DIRECTIONS:
Filter the listing and keep only the lines with the word "this".

Source code of charts:
▬▬▬▬▬▬
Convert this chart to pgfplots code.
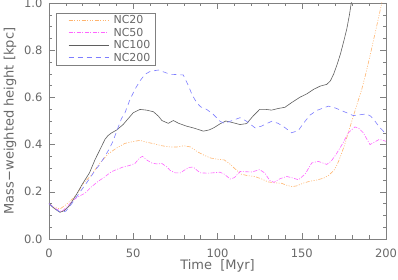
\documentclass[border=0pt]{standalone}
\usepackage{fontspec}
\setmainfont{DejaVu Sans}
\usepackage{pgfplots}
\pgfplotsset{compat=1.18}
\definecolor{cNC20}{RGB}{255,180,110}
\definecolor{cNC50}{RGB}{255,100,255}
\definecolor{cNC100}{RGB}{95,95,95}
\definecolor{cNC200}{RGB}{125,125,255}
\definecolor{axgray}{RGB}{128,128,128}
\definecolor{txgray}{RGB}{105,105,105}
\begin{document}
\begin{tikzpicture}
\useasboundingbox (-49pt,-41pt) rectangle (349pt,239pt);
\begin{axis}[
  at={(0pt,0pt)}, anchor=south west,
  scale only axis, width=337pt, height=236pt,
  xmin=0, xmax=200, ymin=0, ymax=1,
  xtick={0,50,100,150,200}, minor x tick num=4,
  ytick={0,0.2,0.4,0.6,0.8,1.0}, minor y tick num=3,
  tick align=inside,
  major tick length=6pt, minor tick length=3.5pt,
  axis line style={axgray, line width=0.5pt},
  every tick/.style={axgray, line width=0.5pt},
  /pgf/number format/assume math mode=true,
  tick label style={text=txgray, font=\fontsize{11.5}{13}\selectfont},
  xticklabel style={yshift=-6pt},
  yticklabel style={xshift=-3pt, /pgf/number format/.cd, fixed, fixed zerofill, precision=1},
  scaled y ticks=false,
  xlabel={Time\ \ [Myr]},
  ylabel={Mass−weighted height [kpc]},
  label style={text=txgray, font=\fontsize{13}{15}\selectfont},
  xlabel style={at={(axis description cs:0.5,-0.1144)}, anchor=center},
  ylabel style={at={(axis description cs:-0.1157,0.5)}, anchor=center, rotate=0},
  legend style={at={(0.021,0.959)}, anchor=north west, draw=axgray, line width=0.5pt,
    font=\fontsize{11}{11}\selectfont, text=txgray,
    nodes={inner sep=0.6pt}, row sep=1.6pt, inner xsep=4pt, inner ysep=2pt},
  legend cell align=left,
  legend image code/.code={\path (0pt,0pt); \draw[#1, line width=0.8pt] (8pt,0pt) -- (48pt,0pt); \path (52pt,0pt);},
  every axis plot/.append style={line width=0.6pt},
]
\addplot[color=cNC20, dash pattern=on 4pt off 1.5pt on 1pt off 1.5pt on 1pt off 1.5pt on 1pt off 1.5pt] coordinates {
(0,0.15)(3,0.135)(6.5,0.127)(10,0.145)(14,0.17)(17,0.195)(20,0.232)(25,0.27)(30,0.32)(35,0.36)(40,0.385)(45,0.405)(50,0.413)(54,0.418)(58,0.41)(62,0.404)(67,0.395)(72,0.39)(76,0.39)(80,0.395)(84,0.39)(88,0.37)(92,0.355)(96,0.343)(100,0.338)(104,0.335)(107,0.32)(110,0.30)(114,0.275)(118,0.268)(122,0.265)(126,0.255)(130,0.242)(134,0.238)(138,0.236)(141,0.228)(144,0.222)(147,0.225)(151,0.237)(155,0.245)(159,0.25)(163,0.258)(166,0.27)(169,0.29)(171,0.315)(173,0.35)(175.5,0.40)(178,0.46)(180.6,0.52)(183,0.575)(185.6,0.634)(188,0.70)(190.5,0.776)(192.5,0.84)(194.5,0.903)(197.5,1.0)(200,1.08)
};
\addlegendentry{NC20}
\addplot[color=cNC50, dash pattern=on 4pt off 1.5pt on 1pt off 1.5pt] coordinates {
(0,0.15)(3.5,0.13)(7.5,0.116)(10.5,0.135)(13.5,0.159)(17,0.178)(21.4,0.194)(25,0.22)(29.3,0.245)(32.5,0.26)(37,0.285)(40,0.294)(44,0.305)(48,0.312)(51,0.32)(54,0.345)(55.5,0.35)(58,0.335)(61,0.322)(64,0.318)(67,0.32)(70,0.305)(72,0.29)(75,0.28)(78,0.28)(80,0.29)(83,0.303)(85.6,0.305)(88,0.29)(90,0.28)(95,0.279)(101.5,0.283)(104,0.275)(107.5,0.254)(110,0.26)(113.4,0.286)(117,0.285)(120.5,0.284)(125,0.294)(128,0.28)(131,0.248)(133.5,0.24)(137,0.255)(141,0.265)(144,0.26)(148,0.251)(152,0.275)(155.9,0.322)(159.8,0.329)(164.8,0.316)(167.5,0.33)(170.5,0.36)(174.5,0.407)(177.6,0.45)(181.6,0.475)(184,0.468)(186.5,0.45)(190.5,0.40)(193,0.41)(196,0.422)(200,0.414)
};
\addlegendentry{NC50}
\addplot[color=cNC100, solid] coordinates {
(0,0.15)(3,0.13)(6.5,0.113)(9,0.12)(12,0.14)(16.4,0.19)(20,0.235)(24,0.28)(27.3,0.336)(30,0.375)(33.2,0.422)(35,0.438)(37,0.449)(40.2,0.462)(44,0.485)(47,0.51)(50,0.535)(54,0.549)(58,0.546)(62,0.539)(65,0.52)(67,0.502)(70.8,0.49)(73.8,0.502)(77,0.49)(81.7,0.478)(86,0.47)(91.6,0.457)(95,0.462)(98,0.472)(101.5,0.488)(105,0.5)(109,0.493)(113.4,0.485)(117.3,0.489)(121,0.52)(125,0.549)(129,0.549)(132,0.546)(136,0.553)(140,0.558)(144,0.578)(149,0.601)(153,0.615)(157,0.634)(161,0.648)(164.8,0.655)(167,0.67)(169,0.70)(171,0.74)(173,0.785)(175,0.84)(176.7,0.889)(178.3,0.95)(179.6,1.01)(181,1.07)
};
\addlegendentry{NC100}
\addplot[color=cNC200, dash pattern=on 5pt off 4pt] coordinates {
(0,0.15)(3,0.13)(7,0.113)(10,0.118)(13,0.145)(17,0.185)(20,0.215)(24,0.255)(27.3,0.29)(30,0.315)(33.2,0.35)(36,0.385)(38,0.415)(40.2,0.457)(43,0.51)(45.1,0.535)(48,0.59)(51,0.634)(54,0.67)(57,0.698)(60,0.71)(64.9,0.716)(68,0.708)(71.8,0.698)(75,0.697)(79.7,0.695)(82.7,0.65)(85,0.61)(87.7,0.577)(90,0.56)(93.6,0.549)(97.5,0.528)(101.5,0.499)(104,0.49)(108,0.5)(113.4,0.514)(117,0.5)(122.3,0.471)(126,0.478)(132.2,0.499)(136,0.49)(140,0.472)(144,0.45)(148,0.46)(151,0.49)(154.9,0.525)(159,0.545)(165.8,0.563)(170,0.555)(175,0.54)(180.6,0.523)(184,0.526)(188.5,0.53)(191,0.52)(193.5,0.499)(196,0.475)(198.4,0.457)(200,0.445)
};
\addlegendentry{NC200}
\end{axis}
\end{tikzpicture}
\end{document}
▬▬▬▬▬▬
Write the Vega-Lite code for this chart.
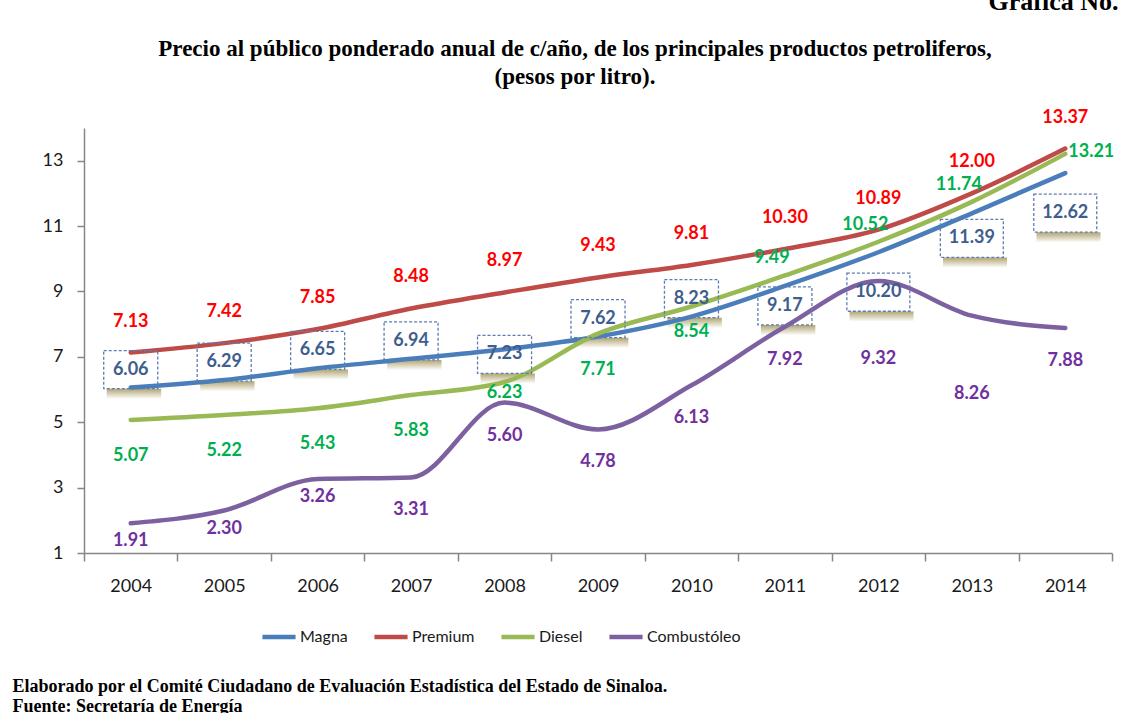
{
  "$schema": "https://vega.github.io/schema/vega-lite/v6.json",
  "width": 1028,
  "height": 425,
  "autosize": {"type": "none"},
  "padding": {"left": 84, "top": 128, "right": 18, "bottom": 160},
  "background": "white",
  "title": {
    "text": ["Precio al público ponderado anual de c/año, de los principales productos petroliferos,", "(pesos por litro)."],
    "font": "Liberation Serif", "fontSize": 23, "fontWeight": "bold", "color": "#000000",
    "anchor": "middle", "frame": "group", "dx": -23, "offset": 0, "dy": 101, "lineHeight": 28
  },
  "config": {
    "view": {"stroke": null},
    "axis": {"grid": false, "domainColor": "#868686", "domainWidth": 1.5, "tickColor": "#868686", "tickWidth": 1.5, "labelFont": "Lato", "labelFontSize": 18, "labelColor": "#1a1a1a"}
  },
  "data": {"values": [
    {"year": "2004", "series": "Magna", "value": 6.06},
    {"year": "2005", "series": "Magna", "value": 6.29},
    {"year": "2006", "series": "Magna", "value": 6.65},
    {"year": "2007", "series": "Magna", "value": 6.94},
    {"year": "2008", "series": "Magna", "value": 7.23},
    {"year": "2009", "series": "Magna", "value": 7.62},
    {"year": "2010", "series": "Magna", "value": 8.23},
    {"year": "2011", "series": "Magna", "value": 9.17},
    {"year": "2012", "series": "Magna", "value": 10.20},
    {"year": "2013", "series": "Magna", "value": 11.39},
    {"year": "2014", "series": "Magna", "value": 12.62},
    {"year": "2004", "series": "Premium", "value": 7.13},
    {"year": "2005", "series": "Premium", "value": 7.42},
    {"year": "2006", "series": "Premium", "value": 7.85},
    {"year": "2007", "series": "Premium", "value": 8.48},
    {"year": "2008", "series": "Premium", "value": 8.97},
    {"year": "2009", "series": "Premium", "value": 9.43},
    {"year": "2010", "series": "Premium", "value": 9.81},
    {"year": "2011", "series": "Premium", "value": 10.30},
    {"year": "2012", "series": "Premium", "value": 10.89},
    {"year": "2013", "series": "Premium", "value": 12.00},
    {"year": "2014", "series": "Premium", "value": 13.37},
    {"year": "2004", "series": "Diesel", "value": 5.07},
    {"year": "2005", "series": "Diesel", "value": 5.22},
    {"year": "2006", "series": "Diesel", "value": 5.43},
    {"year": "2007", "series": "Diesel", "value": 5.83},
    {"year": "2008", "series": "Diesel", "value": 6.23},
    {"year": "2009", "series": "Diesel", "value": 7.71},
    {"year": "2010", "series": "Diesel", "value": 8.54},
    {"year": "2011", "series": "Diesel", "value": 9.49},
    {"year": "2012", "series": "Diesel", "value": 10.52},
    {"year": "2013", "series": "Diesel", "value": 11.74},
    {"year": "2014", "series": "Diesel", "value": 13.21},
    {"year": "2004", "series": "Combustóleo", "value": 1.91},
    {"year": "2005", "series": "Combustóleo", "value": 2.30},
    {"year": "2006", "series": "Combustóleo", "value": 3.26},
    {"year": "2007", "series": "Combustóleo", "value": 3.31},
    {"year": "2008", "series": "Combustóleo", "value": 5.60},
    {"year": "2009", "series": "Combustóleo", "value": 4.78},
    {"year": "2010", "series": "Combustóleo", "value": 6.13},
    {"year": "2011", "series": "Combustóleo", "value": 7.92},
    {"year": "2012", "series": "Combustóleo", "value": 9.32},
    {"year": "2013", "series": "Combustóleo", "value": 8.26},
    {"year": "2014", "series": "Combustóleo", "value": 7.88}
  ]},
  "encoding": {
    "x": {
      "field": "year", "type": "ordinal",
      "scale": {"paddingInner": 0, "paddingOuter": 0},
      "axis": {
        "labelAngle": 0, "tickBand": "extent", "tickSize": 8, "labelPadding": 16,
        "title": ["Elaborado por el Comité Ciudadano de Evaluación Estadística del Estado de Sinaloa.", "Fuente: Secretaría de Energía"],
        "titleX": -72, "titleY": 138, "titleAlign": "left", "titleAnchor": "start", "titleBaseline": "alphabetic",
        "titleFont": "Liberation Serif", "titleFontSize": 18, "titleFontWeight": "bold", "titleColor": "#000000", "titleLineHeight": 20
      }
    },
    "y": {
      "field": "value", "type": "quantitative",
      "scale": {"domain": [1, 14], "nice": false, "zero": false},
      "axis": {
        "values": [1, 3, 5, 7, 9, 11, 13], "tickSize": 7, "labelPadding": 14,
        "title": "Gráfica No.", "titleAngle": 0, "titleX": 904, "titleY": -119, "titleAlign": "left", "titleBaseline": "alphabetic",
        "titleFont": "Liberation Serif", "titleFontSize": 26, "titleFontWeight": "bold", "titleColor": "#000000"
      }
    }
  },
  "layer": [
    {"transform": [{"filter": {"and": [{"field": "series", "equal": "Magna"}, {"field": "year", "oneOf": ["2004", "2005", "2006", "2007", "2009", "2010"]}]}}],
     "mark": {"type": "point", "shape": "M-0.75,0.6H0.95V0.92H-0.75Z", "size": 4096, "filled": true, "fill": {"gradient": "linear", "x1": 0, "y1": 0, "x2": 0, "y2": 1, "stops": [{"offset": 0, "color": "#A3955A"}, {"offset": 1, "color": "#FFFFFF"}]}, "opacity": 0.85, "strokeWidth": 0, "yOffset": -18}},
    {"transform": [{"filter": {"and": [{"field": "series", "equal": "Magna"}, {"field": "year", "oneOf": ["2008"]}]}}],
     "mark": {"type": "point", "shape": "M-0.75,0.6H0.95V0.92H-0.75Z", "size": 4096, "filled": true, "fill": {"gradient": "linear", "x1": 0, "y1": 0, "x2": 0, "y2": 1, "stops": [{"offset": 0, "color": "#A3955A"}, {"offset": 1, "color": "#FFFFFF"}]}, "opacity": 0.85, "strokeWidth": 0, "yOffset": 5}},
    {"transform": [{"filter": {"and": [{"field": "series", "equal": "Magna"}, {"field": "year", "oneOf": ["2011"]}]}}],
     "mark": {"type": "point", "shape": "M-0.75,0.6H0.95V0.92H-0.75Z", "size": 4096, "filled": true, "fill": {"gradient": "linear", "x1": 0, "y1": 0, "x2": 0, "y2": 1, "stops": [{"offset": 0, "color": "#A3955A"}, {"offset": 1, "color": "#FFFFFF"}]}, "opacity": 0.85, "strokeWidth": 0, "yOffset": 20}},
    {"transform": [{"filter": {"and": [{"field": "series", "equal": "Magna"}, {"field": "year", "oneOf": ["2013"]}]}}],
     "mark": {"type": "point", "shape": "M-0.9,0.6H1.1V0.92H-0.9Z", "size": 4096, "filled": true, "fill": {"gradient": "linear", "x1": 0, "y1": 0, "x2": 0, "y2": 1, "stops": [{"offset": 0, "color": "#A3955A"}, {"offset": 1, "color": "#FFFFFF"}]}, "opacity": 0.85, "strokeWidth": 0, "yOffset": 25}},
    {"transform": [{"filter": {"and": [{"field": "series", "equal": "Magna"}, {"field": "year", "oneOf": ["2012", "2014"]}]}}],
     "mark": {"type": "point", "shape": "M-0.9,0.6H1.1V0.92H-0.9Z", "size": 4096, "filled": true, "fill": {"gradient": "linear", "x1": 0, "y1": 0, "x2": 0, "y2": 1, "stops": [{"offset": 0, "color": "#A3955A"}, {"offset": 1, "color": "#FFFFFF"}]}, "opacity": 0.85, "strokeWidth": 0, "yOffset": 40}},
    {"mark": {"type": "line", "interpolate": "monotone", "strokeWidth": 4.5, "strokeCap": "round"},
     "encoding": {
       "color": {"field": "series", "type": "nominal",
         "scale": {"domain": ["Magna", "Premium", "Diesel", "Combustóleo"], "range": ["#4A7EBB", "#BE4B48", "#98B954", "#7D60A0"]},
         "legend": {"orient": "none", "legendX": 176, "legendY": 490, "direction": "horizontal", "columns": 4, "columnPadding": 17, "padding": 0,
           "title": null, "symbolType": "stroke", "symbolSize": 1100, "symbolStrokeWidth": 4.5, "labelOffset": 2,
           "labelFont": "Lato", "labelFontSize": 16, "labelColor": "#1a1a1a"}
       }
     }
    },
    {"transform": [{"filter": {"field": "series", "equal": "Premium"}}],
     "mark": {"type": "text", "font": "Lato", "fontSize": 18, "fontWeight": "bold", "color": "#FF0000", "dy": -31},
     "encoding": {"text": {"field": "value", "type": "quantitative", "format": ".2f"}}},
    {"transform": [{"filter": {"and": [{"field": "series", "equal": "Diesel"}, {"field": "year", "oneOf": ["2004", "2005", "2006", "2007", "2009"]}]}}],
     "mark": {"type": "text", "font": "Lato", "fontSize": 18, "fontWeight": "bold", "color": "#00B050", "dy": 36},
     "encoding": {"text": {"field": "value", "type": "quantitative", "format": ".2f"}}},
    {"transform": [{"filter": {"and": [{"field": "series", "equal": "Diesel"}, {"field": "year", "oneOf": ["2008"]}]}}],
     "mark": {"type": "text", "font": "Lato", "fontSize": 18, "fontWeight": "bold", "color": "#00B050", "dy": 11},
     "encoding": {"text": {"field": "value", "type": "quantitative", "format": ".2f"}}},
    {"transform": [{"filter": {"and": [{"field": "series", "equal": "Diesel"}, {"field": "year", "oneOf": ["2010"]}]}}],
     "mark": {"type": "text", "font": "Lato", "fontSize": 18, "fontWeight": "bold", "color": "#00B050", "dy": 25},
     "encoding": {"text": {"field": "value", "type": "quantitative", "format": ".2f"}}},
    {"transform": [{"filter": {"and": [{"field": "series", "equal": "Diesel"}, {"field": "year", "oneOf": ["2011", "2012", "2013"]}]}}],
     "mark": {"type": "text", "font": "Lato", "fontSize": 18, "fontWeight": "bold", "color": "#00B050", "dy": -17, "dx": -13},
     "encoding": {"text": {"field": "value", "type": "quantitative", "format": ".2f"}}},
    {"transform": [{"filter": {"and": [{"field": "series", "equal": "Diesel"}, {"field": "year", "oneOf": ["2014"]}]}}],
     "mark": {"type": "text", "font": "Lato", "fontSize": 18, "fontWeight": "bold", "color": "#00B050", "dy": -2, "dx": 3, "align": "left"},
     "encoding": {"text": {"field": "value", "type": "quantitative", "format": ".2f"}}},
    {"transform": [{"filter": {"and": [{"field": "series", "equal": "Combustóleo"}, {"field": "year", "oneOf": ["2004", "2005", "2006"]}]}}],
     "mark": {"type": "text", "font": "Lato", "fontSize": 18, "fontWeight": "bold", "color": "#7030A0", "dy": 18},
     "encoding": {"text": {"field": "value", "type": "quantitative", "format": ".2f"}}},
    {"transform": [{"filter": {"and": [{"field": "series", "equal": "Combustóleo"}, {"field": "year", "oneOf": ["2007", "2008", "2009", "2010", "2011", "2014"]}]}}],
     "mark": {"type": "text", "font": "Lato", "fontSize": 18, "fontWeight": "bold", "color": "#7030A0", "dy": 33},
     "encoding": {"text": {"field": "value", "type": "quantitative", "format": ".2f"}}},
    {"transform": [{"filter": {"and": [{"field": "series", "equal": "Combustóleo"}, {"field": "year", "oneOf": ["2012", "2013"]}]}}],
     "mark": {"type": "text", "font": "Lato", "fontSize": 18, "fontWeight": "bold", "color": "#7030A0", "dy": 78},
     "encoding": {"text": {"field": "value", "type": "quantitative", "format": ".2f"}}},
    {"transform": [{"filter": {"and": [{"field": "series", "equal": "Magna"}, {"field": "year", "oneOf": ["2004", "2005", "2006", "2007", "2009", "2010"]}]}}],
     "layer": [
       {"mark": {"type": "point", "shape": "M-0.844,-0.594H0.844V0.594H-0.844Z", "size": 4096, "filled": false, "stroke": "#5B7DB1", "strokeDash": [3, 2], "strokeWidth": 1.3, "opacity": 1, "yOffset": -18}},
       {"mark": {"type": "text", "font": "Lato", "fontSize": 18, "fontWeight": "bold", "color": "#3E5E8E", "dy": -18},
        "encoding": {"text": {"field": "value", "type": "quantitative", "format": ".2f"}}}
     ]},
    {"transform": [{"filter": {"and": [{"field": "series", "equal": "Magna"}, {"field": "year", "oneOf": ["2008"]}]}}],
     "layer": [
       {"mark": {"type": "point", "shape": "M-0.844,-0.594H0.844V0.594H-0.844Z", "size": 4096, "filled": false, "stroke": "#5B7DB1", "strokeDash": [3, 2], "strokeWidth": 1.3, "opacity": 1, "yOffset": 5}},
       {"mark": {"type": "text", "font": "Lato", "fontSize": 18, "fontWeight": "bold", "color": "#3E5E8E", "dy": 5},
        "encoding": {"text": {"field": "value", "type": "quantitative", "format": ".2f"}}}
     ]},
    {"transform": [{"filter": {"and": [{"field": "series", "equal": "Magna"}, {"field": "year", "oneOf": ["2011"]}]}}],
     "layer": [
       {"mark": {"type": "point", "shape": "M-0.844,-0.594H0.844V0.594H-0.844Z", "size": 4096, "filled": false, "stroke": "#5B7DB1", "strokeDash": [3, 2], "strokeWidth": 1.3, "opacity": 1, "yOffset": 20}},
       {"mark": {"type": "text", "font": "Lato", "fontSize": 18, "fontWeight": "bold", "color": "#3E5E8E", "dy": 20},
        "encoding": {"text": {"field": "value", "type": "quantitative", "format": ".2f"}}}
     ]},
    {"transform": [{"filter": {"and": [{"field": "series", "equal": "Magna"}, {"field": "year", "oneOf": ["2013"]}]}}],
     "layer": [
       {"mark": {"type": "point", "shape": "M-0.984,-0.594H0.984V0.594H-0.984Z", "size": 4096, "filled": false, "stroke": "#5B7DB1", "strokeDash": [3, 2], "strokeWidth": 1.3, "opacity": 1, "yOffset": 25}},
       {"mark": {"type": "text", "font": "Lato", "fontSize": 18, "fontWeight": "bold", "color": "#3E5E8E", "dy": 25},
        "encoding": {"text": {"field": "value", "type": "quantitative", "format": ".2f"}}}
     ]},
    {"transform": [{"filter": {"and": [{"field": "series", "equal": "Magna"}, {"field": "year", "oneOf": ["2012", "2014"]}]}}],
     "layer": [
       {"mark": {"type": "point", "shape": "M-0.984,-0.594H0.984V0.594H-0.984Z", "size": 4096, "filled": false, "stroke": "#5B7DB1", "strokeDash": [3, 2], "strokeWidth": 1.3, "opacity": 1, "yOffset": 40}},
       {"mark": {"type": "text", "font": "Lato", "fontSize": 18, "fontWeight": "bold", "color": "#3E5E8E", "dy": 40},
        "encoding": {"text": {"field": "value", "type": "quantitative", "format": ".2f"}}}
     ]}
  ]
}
▬▬▬▬▬▬
RESPONSE:
Convert this chart to pgfplots code.
Write the Vega-Lite code for this chart.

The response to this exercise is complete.